Your objective
Please write the listing below out again exactly, leaving every picture behind.

-- START Data for this exercise --

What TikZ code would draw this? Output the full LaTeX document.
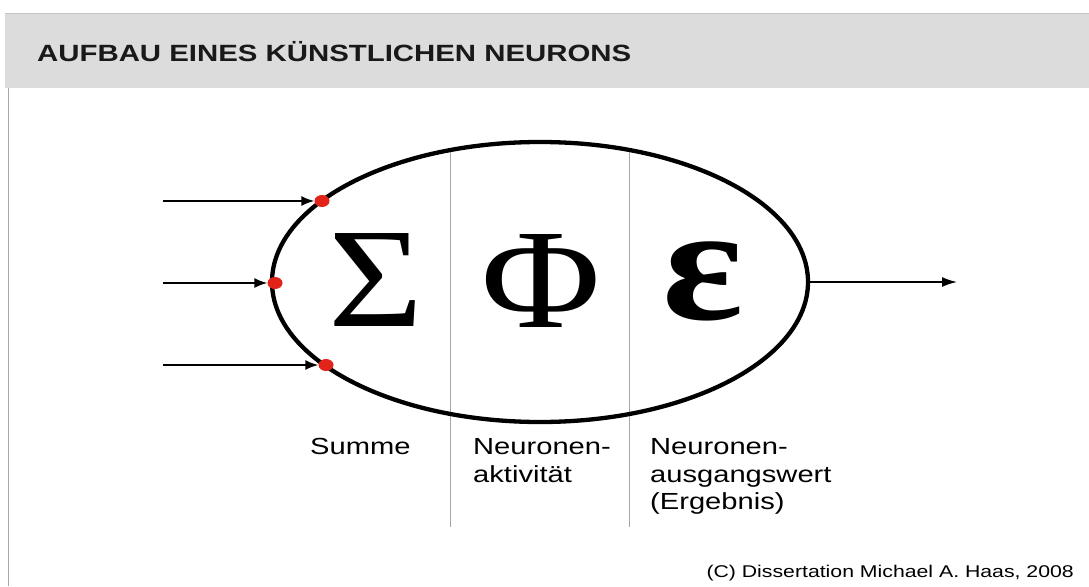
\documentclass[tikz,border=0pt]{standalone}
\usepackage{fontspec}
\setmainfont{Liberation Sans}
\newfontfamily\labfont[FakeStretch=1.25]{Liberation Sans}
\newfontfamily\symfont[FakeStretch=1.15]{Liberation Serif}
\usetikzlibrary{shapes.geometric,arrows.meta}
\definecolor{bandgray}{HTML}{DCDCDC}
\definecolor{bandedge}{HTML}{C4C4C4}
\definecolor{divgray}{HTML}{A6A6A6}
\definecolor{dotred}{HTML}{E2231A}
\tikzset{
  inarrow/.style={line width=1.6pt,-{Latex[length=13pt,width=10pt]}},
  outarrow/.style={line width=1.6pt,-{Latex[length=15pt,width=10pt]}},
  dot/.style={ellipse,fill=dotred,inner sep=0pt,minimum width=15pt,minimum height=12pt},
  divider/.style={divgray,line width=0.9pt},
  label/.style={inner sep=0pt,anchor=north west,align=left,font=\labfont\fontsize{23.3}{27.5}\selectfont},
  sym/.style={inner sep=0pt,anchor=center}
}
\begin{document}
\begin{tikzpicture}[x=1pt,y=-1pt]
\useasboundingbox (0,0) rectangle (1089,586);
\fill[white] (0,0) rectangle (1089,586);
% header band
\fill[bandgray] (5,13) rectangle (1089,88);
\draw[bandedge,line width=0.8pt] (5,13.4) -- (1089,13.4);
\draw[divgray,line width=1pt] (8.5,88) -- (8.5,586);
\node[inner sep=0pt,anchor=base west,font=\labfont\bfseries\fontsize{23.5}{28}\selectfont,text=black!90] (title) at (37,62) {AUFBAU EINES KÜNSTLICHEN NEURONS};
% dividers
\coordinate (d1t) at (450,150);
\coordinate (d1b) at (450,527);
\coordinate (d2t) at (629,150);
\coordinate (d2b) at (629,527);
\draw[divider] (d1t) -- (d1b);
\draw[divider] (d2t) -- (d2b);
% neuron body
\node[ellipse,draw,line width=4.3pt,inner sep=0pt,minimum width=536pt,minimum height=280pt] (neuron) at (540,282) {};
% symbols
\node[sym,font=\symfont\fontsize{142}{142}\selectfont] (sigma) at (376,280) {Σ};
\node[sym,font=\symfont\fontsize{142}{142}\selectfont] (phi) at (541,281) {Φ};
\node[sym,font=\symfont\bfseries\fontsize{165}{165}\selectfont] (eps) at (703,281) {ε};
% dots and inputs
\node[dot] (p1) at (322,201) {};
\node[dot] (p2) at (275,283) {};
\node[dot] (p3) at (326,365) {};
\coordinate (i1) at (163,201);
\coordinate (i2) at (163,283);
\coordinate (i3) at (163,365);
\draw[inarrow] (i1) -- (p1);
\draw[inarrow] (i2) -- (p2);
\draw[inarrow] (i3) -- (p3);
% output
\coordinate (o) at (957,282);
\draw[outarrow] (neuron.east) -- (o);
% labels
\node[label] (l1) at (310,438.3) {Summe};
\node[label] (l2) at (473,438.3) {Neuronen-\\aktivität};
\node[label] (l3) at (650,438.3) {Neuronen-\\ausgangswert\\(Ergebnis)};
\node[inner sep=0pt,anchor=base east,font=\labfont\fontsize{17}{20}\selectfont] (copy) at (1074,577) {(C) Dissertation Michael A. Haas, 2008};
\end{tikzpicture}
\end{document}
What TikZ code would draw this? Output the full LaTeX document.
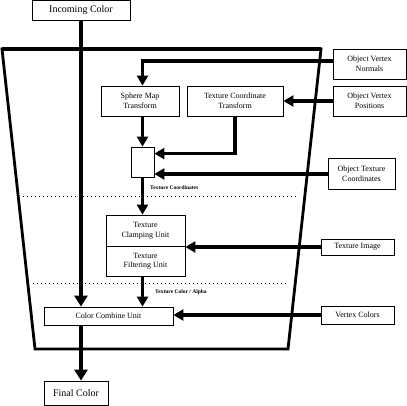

-- END Data for this exercise --

Finished answer
What TikZ code would draw this? Output the full LaTeX document.
\documentclass[tikz,border=0pt]{standalone}
\usepackage{fontspec}
\setmainfont{Liberation Sans}
\newfontfamily\labfont[FakeStretch=1.25]{Liberation Sans}
\newfontfamily\symfont[FakeStretch=1.15]{Liberation Serif}
\usetikzlibrary{shapes.geometric,arrows.meta}
\definecolor{bandgray}{HTML}{DCDCDC}
\definecolor{bandedge}{HTML}{C4C4C4}
\definecolor{divgray}{HTML}{A6A6A6}
\definecolor{dotred}{HTML}{E2231A}
\tikzset{
  inarrow/.style={line width=1.6pt,-{Latex[length=13pt,width=10pt]}},
  outarrow/.style={line width=1.6pt,-{Latex[length=15pt,width=10pt]}},
  dot/.style={ellipse,fill=dotred,inner sep=0pt,minimum width=15pt,minimum height=12pt},
  divider/.style={divgray,line width=0.9pt},
  label/.style={inner sep=0pt,anchor=north west,align=left,font=\labfont\fontsize{23.3}{27.5}\selectfont},
  sym/.style={inner sep=0pt,anchor=center}
}
\begin{document}
\begin{tikzpicture}[x=1pt,y=-1pt]
\useasboundingbox (0,0) rectangle (1089,586);
\fill[white] (0,0) rectangle (1089,586);
% header band
\fill[bandgray] (5,13) rectangle (1089,88);
\draw[bandedge,line width=0.8pt] (5,13.4) -- (1089,13.4);
\draw[divgray,line width=1pt] (8.5,88) -- (8.5,586);
\node[inner sep=0pt,anchor=base west,font=\labfont\bfseries\fontsize{23.5}{28}\selectfont,text=black!90] (title) at (37,62) {AUFBAU EINES KÜNSTLICHEN NEURONS};
% dividers
\coordinate (d1t) at (450,150);
\coordinate (d1b) at (450,527);
\coordinate (d2t) at (629,150);
\coordinate (d2b) at (629,527);
\draw[divider] (d1t) -- (d1b);
\draw[divider] (d2t) -- (d2b);
% neuron body
\node[ellipse,draw,line width=4.3pt,inner sep=0pt,minimum width=536pt,minimum height=280pt] (neuron) at (540,282) {};
% symbols
\node[sym,font=\symfont\fontsize{142}{142}\selectfont] (sigma) at (376,280) {Σ};
\node[sym,font=\symfont\fontsize{142}{142}\selectfont] (phi) at (541,281) {Φ};
\node[sym,font=\symfont\bfseries\fontsize{165}{165}\selectfont] (eps) at (703,281) {ε};
% dots and inputs
\node[dot] (p1) at (322,201) {};
\node[dot] (p2) at (275,283) {};
\node[dot] (p3) at (326,365) {};
\coordinate (i1) at (163,201);
\coordinate (i2) at (163,283);
\coordinate (i3) at (163,365);
\draw[inarrow] (i1) -- (p1);
\draw[inarrow] (i2) -- (p2);
\draw[inarrow] (i3) -- (p3);
% output
\coordinate (o) at (957,282);
\draw[outarrow] (neuron.east) -- (o);
% labels
\node[label] (l1) at (310,438.3) {Summe};
\node[label] (l2) at (473,438.3) {Neuronen-\\aktivität};
\node[label] (l3) at (650,438.3) {Neuronen-\\ausgangswert\\(Ergebnis)};
\node[inner sep=0pt,anchor=base east,font=\labfont\fontsize{17}{20}\selectfont] (copy) at (1074,577) {(C) Dissertation Michael A. Haas, 2008};
\end{tikzpicture}
\end{document}
What TikZ code would draw this? Output the full LaTeX document.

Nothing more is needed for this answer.